My account of the missile site at Banes derives primarily from Dino Brugioni’s Eyeball to Eyeball: The Inside Story of The Cuban Missile Crisis (Robert F. McCort, ed.). New York: Random House, 1991, 120-129. Burgioni attributes the quotation concerning the President’s agitated state of mind, used as a header above, to Deputy Director of Intelligence General Carter. See p. 127 (where the verb is spelled in full).

The photograph of that site at the head of this chapter comes from the Dino A. Brugioni Collection, National Security Archive, Washington, D.C. http://www.gwu.edu/~nsarchiv/nsa/cuba_mis_cri/photos.htm.

The Sopka-SAMLET’s characteristics are described on pp. 315-6 of Norman Polmar and John D. Gresham, DEFCON-2: Standing on the Brink of Nuclear War during the Cuban Missile Crisis. Hoboken: John Wiley and Sons, Inc., 2006.

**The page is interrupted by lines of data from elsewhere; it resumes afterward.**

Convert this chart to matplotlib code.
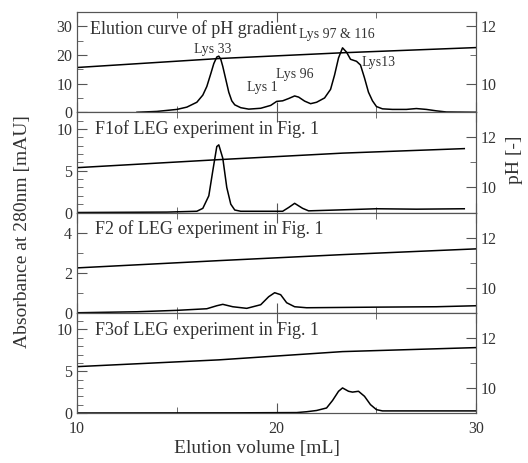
import matplotlib
matplotlib.use('Agg')
import matplotlib.pyplot as plt
from matplotlib.ticker import MultipleLocator

plt.rcParams['font.family'] = ['Liberation Serif', 'DejaVu Serif']

# pH gradient (read at a few elution volumes)
ph_x = [10, 17.1, 23.3, 30]
ph_1 = [10.58, 10.89, 11.09, 11.27]
ph_x2 = [10, 17.1, 23.3, 29.4]
ph_2 = [10.79, 11.11, 11.37, 11.55]
ph_3 = [10.79, 11.08, 11.32, 11.55]
ph_4 = [10.85, 11.12, 11.45, 11.61]

# absorbance, elution curve of pH gradient
x1 = [13.0, 14.0, 15.0, 15.5, 16.0, 16.3, 16.5, 16.7, 16.85, 17.0, 17.1, 17.2, 17.3,
      17.45, 17.6, 17.75, 17.9, 18.2, 18.6, 19.2, 19.7, 20.0, 20.3, 20.6, 20.9, 21.1,
      21.4, 21.7, 22.0, 22.4, 22.7, 22.9, 23.1, 23.3, 23.5, 23.7, 24.0, 24.2, 24.4,
      24.6, 24.8, 25.0, 25.3, 25.8, 26.5, 27.0, 27.5, 28.0, 28.5, 30.0]
a1 = [0.0, 0.3, 1.0, 1.8, 3.5, 6.0, 9.0, 13.5, 17.0, 19.3, 19.6, 18.5, 16.0,
      11.5, 7.0, 4.0, 2.6, 1.6, 1.1, 1.4, 2.4, 3.8, 4.0, 4.8, 5.7, 5.3,
      3.9, 3.0, 3.5, 5.0, 8.0, 13.0, 19.0, 22.5, 21.0, 18.5, 17.8, 16.5, 12.0,
      7.0, 4.0, 2.0, 1.2, 1.0, 1.0, 1.3, 1.0, 0.5, 0.1, 0.0]

# F1 of LEG experiment
x2 = [10.0, 14.5, 16.0, 16.3, 16.6, 16.8, 17.0, 17.1, 17.3, 17.5, 17.7, 17.9, 18.2,
      20.3, 20.6, 20.9, 21.3, 21.6, 23.0, 25.0, 27.0, 29.4]
a2 = [0.0, 0.05, 0.15, 0.5, 2.0, 5.0, 7.9, 8.1, 6.5, 3.0, 1.0, 0.3, 0.15,
      0.15, 0.6, 1.1, 0.5, 0.2, 0.3, 0.45, 0.4, 0.45]

# F2 of LEG experiment
x3 = [10.0, 13.0, 15.0, 16.5, 17.0, 17.3, 17.8, 18.5, 19.2, 19.6, 19.9, 20.2, 20.5,
      20.9, 21.5, 25.0, 28.0, 30.0]
a3 = [0.0, 0.05, 0.12, 0.2, 0.35, 0.42, 0.3, 0.22, 0.4, 0.8, 1.0, 0.9, 0.5,
      0.3, 0.25, 0.28, 0.3, 0.35]

# F3 of LEG experiment
x4 = [10.0, 18.0, 21.0, 21.5, 22.0, 22.5, 22.8, 23.1, 23.3, 23.6, 23.8, 24.1, 24.4,
      24.7, 25.0, 25.3, 26.0, 30.0]
a4 = [0.0, 0.02, 0.05, 0.15, 0.3, 0.6, 1.5, 2.6, 3.0, 2.6, 2.5, 2.6, 2.0,
      1.0, 0.4, 0.25, 0.25, 0.25]

panel_titles = ['Elution curve of pH gradient', 'F1of LEG experiment in Fig. 1',
                'F2 of LEG experiment in Fig. 1', 'F3of LEG experiment in Fig. 1']
peak_labels = ['Lys 33', 'Lys 1', 'Lys 96', 'Lys 97 & 116', 'Lys13']
peak_x = [16.8, 19.3, 20.9, 23.0, 25.1]
peak_y = [21.8, 8.7, 13.2, 27.0, 17.3]

abs_x = [x1, x2, x3, x4]
abs_y = [a1, a2, a3, a4]
ph_xs = [ph_x, ph_x2, ph_x, ph_x]
ph_ys = [ph_1, ph_2, ph_3, ph_4]
abs_lim = [35, 12, 5, 12]
abs_major = [10, 5, 2, 5]
abs_minor = [5, 1, 1, 1]
ph_lim = [(9.03, 12.5), (9, 13), (9, 13), (9, 13)]

txt = '#333333'
spine = '#555555'

fig = plt.figure(figsize=(5.28, 4.63), dpi=100)
left, width = 0.146, 0.756
bottom, h = 0.108, 0.2165

for i in range(4):
    ax = fig.add_axes([left, bottom + (3 - i) * h, width, h])
    ax.plot(abs_x[i], abs_y[i], color='black', lw=1.1)
    ax.set_xlim(10, 30)
    ax.set_ylim(0, abs_lim[i])
    ax.yaxis.set_major_locator(MultipleLocator(abs_major[i]))
    ax.yaxis.set_minor_locator(MultipleLocator(abs_minor[i]))
    ax.xaxis.set_major_locator(MultipleLocator(10))
    ax.xaxis.set_minor_locator(MultipleLocator(5))
    ax.tick_params(which='both', direction='in', top=True, right=False,
                   colors=spine, labelcolor=txt, labelsize=11.5)
    ax.tick_params(which='major', length=7)
    ax.tick_params(which='minor', length=4)
    ax.tick_params(axis='x', pad=6)
    if i < 3:
        ax.tick_params(axis='x', labelbottom=False)
    for s in ax.spines.values():
        s.set_color(spine)
    ax.text(0.045 if i else 0.032, 0.83, panel_titles[i],
            transform=ax.transAxes, fontsize=13, color=txt, va='center')

    ax2 = ax.twinx()
    ax2.plot(ph_xs[i], ph_ys[i], color='black', lw=1.1)
    ax2.set_ylim(*ph_lim[i])
    ax2.yaxis.set_major_locator(MultipleLocator(2))
    ax2.yaxis.set_minor_locator(MultipleLocator(1))
    ax2.tick_params(which='both', direction='in', colors=spine,
                    labelcolor=txt, labelsize=11.5)
    ax2.tick_params(which='major', length=7)
    ax2.tick_params(which='minor', length=4)
    for s in ax2.spines.values():
        s.set_color(spine)

    if i == 0:
        for lab, px, py in zip(peak_labels, peak_x, peak_y):
            ax.text(px, py, lab, fontsize=10, color=txt, ha='center', va='center')

fig.text(0.042, 0.5, 'Absorbance at 280nm [mAU]', rotation=90, fontsize=14,
         color=txt, ha='center', va='center')
fig.text(0.975, 0.655, 'pH [-]', rotation=90, fontsize=14, color=txt,
         ha='center', va='center')
fig.text(0.487, 0.032, 'Elution volume [mL]', fontsize=14, color=txt,
         ha='center', va='center')

fig.savefig('out.png', dpi=100)
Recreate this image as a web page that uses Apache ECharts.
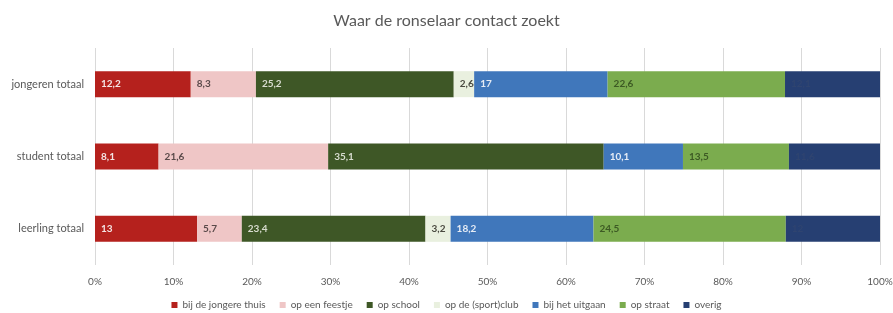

The May 24, 1962, Soviet deployment order approved by the Presidium is reproduced in Raymond L. Garthoff, “New Evidence on the Cuban Missile Crisis: Khrushchev, Nuclear Weapons, and the Cuban Missile Crisis.” Bulletin 11, The Cold War International History Project, Winter 1998, 251-262. The reproduced deployment order begins on p. 254

The destructive power of the Hiroshima atomic bomb and the death toll there on August 6, 1945, comes from Jeremy Isaacs and Taylor Downing, Cold War: An Illustrated History. 1945-1991. Jeremy Isaacs Productions and Turner Original Productions, 1998, 20-21. A kiloton is the equivalent of 1,000 tons of TNT.

The figures for the FKR warhead’s destructive power comes from Generals Anatoli I. Gribkov and William Y. Smith, Operation ANADYR: U.S. and Soviet Generals Recount the Cuban Missile Crisis. Chicago: edition q, inc., 1994, 27. The frontispiece map referred to above shows conventional Sopka regiments deployed on the north coast just east of Havana, on the coast south of Cienfuegos, and on the coast just north of Banes. This was the site photographed by the August 29 U-2 mission that stumped the photo analysts and so alarmed the President.

It is worth noting that the FKR’s range of over 100 miles meant that it could reach the military installations at Key West. That would make it an offensive weapon.